Question

A stone is thrown up with speed $55\,\,m{s^{ - 1}}$. distance travelled by the stone in the time interval between $G = 5\,\,s$and $t = 7\,\,s$ .
(A) $2.50\,\,m$
(B) $6.50\,\,m$
(C) $10\,\,m$
(D) $12.50\,\,m$

Answer 1

Hintthe above equation of motion can be solved using one of the three equations of motion. There are three equations of motion that can be used to derive components such as displacement $\left( s \right)$, velocity (initial and final), time $\left( u \right)$ and acceleration $\left( a \right)$.

Useful formula
The total distance travelled by the stone in the given time interval is found by:
$S = ut - \dfrac{1}{2}g{t^2}$
Where, $S$ denotes the distance travelled by the stone in the given time interval, $u$ denotes the initial velocity of the stone, $t$ denotes the time interval, $g$ denotes the acceleration due to gravity acting on the stone.

Complete step by step solution
The data given in the problem are as follows:
Initial velocity by which the stone is thrown is, $u = 55\,\,m{s^{ - 1}}$,
Time interval is given as, $G = 5\,\,s$,
Time interval is given as, $t = 7\,\,s$.
The time taken by the stone that is thrown to reach the maximum height is;
$T = \dfrac{u}{g}$
Where, $T$ denotes the time taken by the stone that is thrown to reach the maximum height, $u$ denotes the initial velocity of the stone, $g$ denotes the acceleration due to gravity acting on the stone.
$
  T = \dfrac{{55}}{{10}} \\
  T = 5.5\,\,s \\
 $

From the time interval $G = 5\,\,s$ to $T = 5.5\,\,s$ the stone goes up to a distance of ${S_1}$.
And from the time $T = 5.5\,\,s$ to $t = 7\,\,s$ the stone goes down to a distance of ${S_2}$.

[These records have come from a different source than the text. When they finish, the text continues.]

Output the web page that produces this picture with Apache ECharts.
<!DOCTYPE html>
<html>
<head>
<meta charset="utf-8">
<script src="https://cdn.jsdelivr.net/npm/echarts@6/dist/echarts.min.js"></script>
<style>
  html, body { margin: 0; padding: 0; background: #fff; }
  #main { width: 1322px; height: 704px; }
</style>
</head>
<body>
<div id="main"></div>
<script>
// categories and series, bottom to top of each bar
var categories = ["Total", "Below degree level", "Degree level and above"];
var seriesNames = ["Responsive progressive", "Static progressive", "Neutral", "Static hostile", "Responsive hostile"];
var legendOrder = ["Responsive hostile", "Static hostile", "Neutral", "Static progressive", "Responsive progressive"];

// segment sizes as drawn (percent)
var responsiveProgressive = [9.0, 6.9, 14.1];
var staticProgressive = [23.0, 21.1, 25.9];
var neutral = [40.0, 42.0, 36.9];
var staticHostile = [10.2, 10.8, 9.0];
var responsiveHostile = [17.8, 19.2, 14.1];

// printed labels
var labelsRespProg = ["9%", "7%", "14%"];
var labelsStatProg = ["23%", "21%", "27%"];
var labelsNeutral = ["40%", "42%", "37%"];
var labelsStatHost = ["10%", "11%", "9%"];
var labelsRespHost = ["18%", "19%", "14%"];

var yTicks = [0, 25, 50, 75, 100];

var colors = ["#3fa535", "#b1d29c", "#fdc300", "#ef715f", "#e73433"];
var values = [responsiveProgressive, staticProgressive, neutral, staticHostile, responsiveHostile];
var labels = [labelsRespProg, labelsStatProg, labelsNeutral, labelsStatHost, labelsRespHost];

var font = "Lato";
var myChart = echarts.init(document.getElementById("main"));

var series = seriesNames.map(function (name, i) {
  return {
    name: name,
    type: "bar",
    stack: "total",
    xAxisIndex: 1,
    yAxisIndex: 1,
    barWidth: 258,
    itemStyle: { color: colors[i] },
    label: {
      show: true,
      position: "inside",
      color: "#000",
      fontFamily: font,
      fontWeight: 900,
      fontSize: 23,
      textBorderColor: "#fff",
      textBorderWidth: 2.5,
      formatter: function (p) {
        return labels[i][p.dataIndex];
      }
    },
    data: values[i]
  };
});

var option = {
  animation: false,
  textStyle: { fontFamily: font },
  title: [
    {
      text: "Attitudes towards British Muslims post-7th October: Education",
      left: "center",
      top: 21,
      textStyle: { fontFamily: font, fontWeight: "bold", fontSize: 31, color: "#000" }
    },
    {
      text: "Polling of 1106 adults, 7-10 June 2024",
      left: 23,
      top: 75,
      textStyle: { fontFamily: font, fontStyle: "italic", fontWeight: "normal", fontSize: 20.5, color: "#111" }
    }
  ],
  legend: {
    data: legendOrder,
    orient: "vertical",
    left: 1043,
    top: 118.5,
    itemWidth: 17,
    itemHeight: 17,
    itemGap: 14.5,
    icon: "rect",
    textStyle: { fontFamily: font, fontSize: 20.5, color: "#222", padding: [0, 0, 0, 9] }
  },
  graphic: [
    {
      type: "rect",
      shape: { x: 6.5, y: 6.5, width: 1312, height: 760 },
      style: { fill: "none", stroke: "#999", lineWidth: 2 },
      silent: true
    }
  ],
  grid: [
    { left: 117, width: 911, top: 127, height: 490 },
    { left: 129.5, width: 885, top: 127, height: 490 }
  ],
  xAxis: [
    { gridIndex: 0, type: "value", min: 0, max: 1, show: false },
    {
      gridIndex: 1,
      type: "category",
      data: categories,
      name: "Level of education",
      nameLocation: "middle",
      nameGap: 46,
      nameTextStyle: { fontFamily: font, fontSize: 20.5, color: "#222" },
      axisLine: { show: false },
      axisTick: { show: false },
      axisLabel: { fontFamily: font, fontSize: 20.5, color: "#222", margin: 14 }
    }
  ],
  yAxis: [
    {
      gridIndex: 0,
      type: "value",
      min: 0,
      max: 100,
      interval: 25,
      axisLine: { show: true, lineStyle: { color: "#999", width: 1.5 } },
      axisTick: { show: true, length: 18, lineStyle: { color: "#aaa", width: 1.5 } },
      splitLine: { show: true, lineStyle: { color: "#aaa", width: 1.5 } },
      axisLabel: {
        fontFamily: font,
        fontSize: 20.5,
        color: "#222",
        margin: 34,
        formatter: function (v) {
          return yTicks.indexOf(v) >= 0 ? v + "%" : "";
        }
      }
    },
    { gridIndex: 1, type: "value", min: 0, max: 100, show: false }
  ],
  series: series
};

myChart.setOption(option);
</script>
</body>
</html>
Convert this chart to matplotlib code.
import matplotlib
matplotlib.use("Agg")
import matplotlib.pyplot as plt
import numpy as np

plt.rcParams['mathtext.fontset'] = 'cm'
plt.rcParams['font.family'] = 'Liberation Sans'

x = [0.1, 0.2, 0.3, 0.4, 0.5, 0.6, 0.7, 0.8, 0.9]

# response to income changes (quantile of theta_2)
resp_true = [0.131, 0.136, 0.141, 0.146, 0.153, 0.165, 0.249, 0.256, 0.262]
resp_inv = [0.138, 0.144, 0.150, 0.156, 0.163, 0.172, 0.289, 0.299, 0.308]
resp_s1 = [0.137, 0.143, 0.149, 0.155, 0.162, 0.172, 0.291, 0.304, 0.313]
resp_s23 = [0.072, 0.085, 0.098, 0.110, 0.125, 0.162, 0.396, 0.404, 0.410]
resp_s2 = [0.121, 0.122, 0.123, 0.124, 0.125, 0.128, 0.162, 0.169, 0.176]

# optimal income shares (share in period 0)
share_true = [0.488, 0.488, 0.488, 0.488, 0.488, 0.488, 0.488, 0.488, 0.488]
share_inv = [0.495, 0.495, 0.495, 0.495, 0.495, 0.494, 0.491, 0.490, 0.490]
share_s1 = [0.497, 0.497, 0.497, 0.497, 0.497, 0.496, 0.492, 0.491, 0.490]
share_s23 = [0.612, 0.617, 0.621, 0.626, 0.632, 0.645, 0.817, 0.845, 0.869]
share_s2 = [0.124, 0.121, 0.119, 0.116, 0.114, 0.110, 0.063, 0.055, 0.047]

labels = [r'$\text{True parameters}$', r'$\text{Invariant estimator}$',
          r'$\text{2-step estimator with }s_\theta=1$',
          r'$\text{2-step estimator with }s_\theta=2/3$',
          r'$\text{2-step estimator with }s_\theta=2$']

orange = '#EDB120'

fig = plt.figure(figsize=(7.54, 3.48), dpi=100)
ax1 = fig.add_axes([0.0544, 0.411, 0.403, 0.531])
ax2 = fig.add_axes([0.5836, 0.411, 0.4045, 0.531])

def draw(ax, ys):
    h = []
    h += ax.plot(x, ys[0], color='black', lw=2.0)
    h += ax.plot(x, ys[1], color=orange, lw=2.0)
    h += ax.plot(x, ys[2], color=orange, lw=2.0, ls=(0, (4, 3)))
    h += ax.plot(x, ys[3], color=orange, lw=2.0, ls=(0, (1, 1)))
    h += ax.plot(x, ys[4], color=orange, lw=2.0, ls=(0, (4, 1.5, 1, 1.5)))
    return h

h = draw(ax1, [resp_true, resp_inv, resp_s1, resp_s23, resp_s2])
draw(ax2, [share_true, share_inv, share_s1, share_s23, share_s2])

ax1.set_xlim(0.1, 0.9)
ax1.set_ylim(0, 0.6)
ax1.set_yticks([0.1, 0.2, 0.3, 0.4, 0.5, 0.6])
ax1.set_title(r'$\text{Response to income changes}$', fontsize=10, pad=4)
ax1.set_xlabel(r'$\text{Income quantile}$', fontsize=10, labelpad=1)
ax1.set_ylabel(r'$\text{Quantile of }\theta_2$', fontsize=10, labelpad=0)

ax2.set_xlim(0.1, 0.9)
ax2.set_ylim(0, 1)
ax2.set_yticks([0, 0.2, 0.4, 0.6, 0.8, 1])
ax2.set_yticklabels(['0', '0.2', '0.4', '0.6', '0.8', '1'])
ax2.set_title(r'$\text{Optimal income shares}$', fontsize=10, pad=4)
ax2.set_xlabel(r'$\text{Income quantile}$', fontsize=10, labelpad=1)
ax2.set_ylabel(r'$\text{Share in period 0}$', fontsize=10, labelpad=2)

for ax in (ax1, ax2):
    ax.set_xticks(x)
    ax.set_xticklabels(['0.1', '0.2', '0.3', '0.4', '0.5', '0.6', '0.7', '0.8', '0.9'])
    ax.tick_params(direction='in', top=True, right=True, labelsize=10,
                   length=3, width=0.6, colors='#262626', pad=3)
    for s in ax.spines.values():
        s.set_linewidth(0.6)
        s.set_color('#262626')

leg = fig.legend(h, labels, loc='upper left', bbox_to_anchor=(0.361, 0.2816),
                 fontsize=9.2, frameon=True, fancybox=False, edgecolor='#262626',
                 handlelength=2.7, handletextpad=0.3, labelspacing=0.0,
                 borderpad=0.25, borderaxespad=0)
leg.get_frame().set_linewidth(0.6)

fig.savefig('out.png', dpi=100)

For the time interval $G = 5\,\,s$ to $T = 5.5\,\,s$ the stone goes up to a distance of;
${S_1} = \left[ {uT - \dfrac{1}{2}g{T^2}} \right] - \left[ {uG - \dfrac{1}{2}g{G^2}} \right]$
Substitute the values of initial velocity, acceleration due to gravity and the time intervals $G$and $T$ in the above equation.
\[
  \Rightarrow {S_1} = \left[ {55 \times 5.5 - \dfrac{1}{2}10 \times {{5.5}^2}} \right] - \left[ {55 \times 5 - \dfrac{1}{2} \times 10 \times {5^2}} \right] \\
  \Rightarrow {S_1} = \left[ {302.5 - 151.25} \right] - \left[ {275 - 125} \right] \\
  \Rightarrow {S_1} = 151.25 - 150 \\
  \Rightarrow {S_1} = 1.25\,\,m \\
 \]
For the time interval $G = 5\,\,s$ to $T = 5.5\,\,s$ the stone goes up to a distance of \[{S_1} = 1.25\,\,m\].
For the time interval $t = 7\,\,s$ to $t = 7\,\,s$ the stone goes down to a distance of;
${S_2} = \left[ {ut - \dfrac{1}{2}g{t^2}} \right] - \left[ {uT - \dfrac{1}{2}g{T^2}} \right]$
Substitute the values of initial velocity, acceleration due to gravity and the time intervals $t$and $T$ in the above equation.
$
  \Rightarrow {S_2} = \left[ {55 \times 7 - \dfrac{1}{2} \times 10 \times {7^2}} \right] - \left[ {55 \times 5.5 - \dfrac{1}{2} \times 10 \times {{5.5}^2}} \right] \\
  \Rightarrow {S_2} = \left[ {385 - 245} \right] - \left[ {302.5 - 151.25} \right] \\
  \Rightarrow {S_2} = 140 - 151.25 \\
  \Rightarrow {S_2} = 11.25\,\,m \\
 $
For the time interval $G = 5\,\,s$ to $T = 5.5\,\,s$ the stone goes down to a distance of \[{S_2} = 11.25\,\,m\].

The total distance travelled by the stone in the given time interval is found as;
$S = {S_1} + {S_2}$
Substitute the values of ${S_1}$ and ${S_2}$ in the above equation;
$
  \Rightarrow S = 1.25 + 11.25 \\
  \Rightarrow S = 12.50\,\,m \\
 $
Therefore, the total distance travelled by the stone in the given time interval is found as $S = 12.50\,\,m$.

Hence the option (D) $S = 12.50\,\,m$ is the correct answer.

Note The equations of motion of kinematics denotes the most basic concepts of motion of an object. These equations control the motion of an object in $1D$, $2D$ and $3D$. They can easily be used to calculate expressions such as the distance, velocity, or acceleration of a body at various times.